**Set exercise**
Please transcribe the data that follows without the pictures, keeping every word the same.

**Given information**
+++
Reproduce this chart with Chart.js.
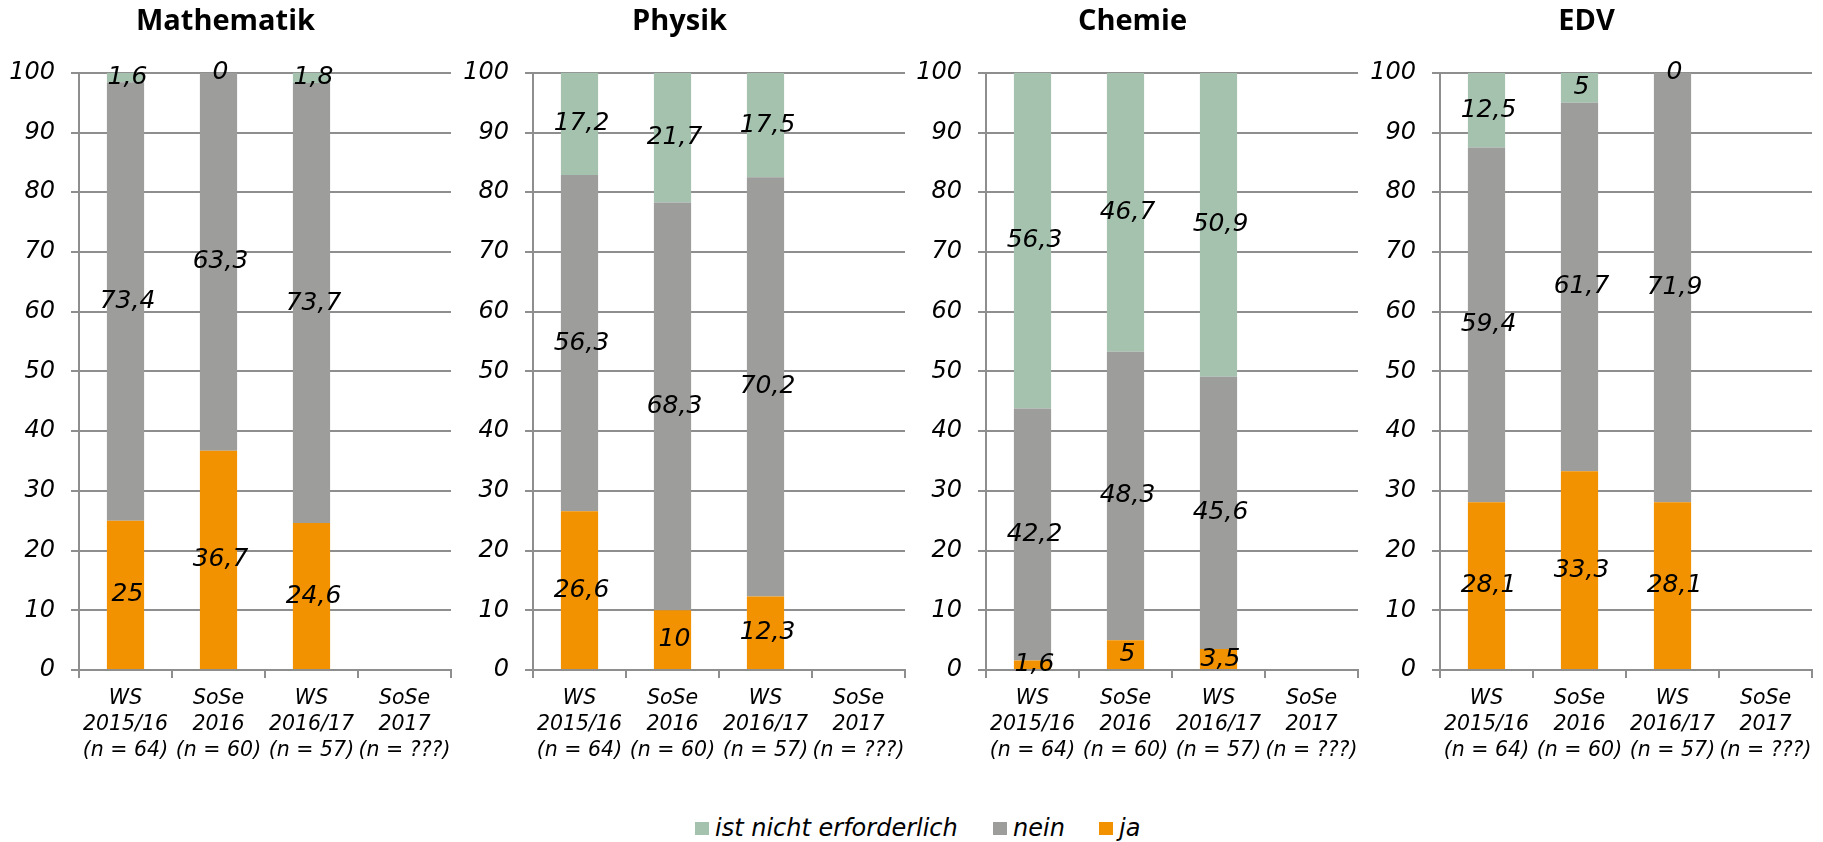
<!DOCTYPE html>
<html>
<head>
<meta charset="utf-8">
<script src="https://cdn.jsdelivr.net/npm/chart.js@4.4.1/dist/chart.umd.min.js"></script>
<style>
  body { margin: 0; background: #fff; width: 1823px; height: 842px; overflow: hidden; position: relative; }
  .panel { position: absolute; top: 0; width: 456px; height: 780px; }
  .legend-item { position: absolute; top: 814px; height: 28px; display: flex; align-items: center; font-family: "DejaVu Sans", sans-serif; font-style: italic; font-size: 24px; color: #000; white-space: nowrap; }
  .legend-item span.box { display: inline-block; width: 14px; height: 13px; margin-right: 6px; }
</style>
</head>
<body>
<div class="panel" style="left:0px"><canvas id="c0" width="456" height="780"></canvas></div>
<div class="panel" style="left:454px"><canvas id="c1" width="456" height="780"></canvas></div>
<div class="panel" style="left:907px"><canvas id="c2" width="456" height="780"></canvas></div>
<div class="panel" style="left:1361px"><canvas id="c3" width="456" height="780"></canvas></div>

<div class="legend-item" style="left:695px"><span class="box" style="background:#A5C2AF"></span>ist nicht erforderlich</div>
<div class="legend-item" style="left:993px"><span class="box" style="background:#9D9D9C"></span>nein</div>
<div class="legend-item" style="left:1099px"><span class="box" style="background:#F39200"></span>ja</div>

<script>
// categories
var subjects = ["Mathematik", "Physik", "Chemie", "EDV"];
var semesters = [
  ["WS", "2015/16", "(n = 64)"],
  ["SoSe", "2016", "(n = 60)"],
  ["WS", "2016/17", "(n = 57)"],
  ["SoSe", "2017", "(n = ???)"]
];

// values in percent, one row per subject
var ja = [
  [25, 36.7, 24.6, null],
  [26.6, 10, 12.3, null],
  [1.6, 5, 3.5, null],
  [28.1, 33.3, 28.1, null]
];
var nein = [
  [73.4, 63.3, 73.7, null],
  [56.3, 68.3, 70.2, null],
  [42.2, 48.3, 45.6, null],
  [59.4, 61.7, 71.9, null]
];
var nichtErforderlich = [
  [1.6, 0, 1.8, null],
  [17.2, 21.7, 17.5, null],
  [56.3, 46.7, 50.9, null],
  [12.5, 5, 0, null]
];

var yTicks = [0, 10, 20, 30, 40, 50, 60, 70, 80, 90, 100];

var colJa = '#F39200';
var colNein = '#9D9D9C';
var colNicht = '#A5C2AF';
var gridCol = '#8E8E8E';
var textFont = 'DejaVu Sans';

// values written in the middle of each segment
var valueLabels = {
  id: 'valueLabels',
  afterDatasetsDraw: function(chart) {
    var ctx = chart.ctx;
    ctx.save();
    ctx.font = 'italic 25px "' + textFont + '"';
    ctx.fillStyle = '#000';
    ctx.textAlign = 'center';
    ctx.textBaseline = 'middle';
    chart.data.datasets.forEach(function(ds, i) {
      chart.getDatasetMeta(i).data.forEach(function(bar, j) {
        var v = ds.data[j];
        if (v === null || v === undefined) return;
        var p = bar.getProps(['x', 'y', 'base'], true);
        ctx.fillText(String(v).replace('.', ','), p.x + 2, (p.y + p.base) / 2);
      });
    });
    ctx.restore();
  }
};

subjects.forEach(function(name, k) {
  new Chart(document.getElementById('c' + k), {
    type: 'bar',
    data: {
      labels: semesters,
      datasets: [
        { label: 'ja', data: ja[k], backgroundColor: colJa },
        { label: 'nein', data: nein[k], backgroundColor: colNein },
        { label: 'ist nicht erforderlich', data: nichtErforderlich[k], backgroundColor: colNicht }
      ]
    },
    options: {
      responsive: false,
      animation: false,
      events: [],
      datasets: {
        bar: { categoryPercentage: 0.8, barPercentage: 0.5, borderWidth: 0 }
      },
      layout: { padding: { left: 0, right: 5, top: 0, bottom: 0 } },
      plugins: {
        legend: { display: false },
        tooltip: { enabled: false },
        title: {
          display: true,
          text: name,
          color: '#000',
          font: { family: 'Open Sans', size: 29, weight: 'bold' },
          padding: { top: 4, bottom: 34 }
        }
      },
      scales: {
        x: {
          stacked: true,
          grid: { display: true, drawOnChartArea: false, tickLength: 8, color: gridCol, lineWidth: 2, offset: true },
          border: { color: gridCol, width: 2 },
          ticks: {
            color: '#000',
            font: { family: textFont, size: 20.5, style: 'italic', lineHeight: 1.27 },
            maxRotation: 0,
            autoSkip: false,
            padding: 8
          },
          afterFit: function(s) {
            s.height = 110;
            s.paddingLeft = 0;
            s.paddingRight = 0;
          }
        },
        y: {
          stacked: true,
          min: 0,
          max: 100,
          afterBuildTicks: function(s) { s.ticks = yTicks.map(function(v) { return { value: v }; }); },
          grid: { color: gridCol, lineWidth: 2, tickLength: 8 },
          border: { color: gridCol, width: 2 },
          ticks: {
            color: '#000',
            font: { family: textFont, size: 24, style: 'italic' },
            padding: 16
          },
          afterFit: function(s) { s.width = 79; }
        }
      }
    },
    plugins: [valueLabels]
  });
});
</script>
</body>
</html>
+++
**Answer to this task**
Reproduce this chart with Chart.js.
<!DOCTYPE html>
<html>
<head>
<meta charset="utf-8">
<script src="https://cdn.jsdelivr.net/npm/chart.js@4.4.1/dist/chart.umd.min.js"></script>
<style>
  body { margin: 0; background: #fff; width: 1823px; height: 842px; overflow: hidden; position: relative; }
  .panel { position: absolute; top: 0; width: 456px; height: 780px; }
  .legend-item { position: absolute; top: 814px; height: 28px; display: flex; align-items: center; font-family: "DejaVu Sans", sans-serif; font-style: italic; font-size: 24px; color: #000; white-space: nowrap; }
  .legend-item span.box { display: inline-block; width: 14px; height: 13px; margin-right: 6px; }
</style>
</head>
<body>
<div class="panel" style="left:0px"><canvas id="c0" width="456" height="780"></canvas></div>
<div class="panel" style="left:454px"><canvas id="c1" width="456" height="780"></canvas></div>
<div class="panel" style="left:907px"><canvas id="c2" width="456" height="780"></canvas></div>
<div class="panel" style="left:1361px"><canvas id="c3" width="456" height="780"></canvas></div>

<div class="legend-item" style="left:695px"><span class="box" style="background:#A5C2AF"></span>ist nicht erforderlich</div>
<div class="legend-item" style="left:993px"><span class="box" style="background:#9D9D9C"></span>nein</div>
<div class="legend-item" style="left:1099px"><span class="box" style="background:#F39200"></span>ja</div>

<script>
// categories
var subjects = ["Mathematik", "Physik", "Chemie", "EDV"];
var semesters = [
  ["WS", "2015/16", "(n = 64)"],
  ["SoSe", "2016", "(n = 60)"],
  ["WS", "2016/17", "(n = 57)"],
  ["SoSe", "2017", "(n = ???)"]
];

// values in percent, one row per subject
var ja = [
  [25, 36.7, 24.6, null],
  [26.6, 10, 12.3, null],
  [1.6, 5, 3.5, null],
  [28.1, 33.3, 28.1, null]
];
var nein = [
  [73.4, 63.3, 73.7, null],
  [56.3, 68.3, 70.2, null],
  [42.2, 48.3, 45.6, null],
  [59.4, 61.7, 71.9, null]
];
var nichtErforderlich = [
  [1.6, 0, 1.8, null],
  [17.2, 21.7, 17.5, null],
  [56.3, 46.7, 50.9, null],
  [12.5, 5, 0, null]
];

var yTicks = [0, 10, 20, 30, 40, 50, 60, 70, 80, 90, 100];

var colJa = '#F39200';
var colNein = '#9D9D9C';
var colNicht = '#A5C2AF';
var gridCol = '#8E8E8E';
var textFont = 'DejaVu Sans';

// values written in the middle of each segment
var valueLabels = {
  id: 'valueLabels',
  afterDatasetsDraw: function(chart) {
    var ctx = chart.ctx;
    ctx.save();
    ctx.font = 'italic 25px "' + textFont + '"';
    ctx.fillStyle = '#000';
    ctx.textAlign = 'center';
    ctx.textBaseline = 'middle';
    chart.data.datasets.forEach(function(ds, i) {
      chart.getDatasetMeta(i).data.forEach(function(bar, j) {
        var v = ds.data[j];
        if (v === null || v === undefined) return;
        var p = bar.getProps(['x', 'y', 'base'], true);
        ctx.fillText(String(v).replace('.', ','), p.x + 2, (p.y + p.base) / 2);
      });
    });
    ctx.restore();
  }
};

subjects.forEach(function(name, k) {
  new Chart(document.getElementById('c' + k), {
    type: 'bar',
    data: {
      labels: semesters,
      datasets: [
        { label: 'ja', data: ja[k], backgroundColor: colJa },
        { label: 'nein', data: nein[k], backgroundColor: colNein },
        { label: 'ist nicht erforderlich', data: nichtErforderlich[k], backgroundColor: colNicht }
      ]
    },
    options: {
      responsive: false,
      animation: false,
      events: [],
      datasets: {
        bar: { categoryPercentage: 0.8, barPercentage: 0.5, borderWidth: 0 }
      },
      layout: { padding: { left: 0, right: 5, top: 0, bottom: 0 } },
      plugins: {
        legend: { display: false },
        tooltip: { enabled: false },
        title: {
          display: true,
          text: name,
          color: '#000',
          font: { family: 'Open Sans', size: 29, weight: 'bold' },
          padding: { top: 4, bottom: 34 }
        }
      },
      scales: {
        x: {
          stacked: true,
          grid: { display: true, drawOnChartArea: false, tickLength: 8, color: gridCol, lineWidth: 2, offset: true },
          border: { color: gridCol, width: 2 },
          ticks: {
            color: '#000',
            font: { family: textFont, size: 20.5, style: 'italic', lineHeight: 1.27 },
            maxRotation: 0,
            autoSkip: false,
            padding: 8
          },
          afterFit: function(s) {
            s.height = 110;
            s.paddingLeft = 0;
            s.paddingRight = 0;
          }
        },
        y: {
          stacked: true,
          min: 0,
          max: 100,
          afterBuildTicks: function(s) { s.ticks = yTicks.map(function(v) { return { value: v }; }); },
          grid: { color: gridCol, lineWidth: 2, tickLength: 8 },
          border: { color: gridCol, width: 2 },
          ticks: {
            color: '#000',
            font: { family: textFont, size: 24, style: 'italic' },
            padding: 16
          },
          afterFit: function(s) { s.width = 79; }
        }
      }
    },
    plugins: [valueLabels]
  });
});
</script>
</body>
</html>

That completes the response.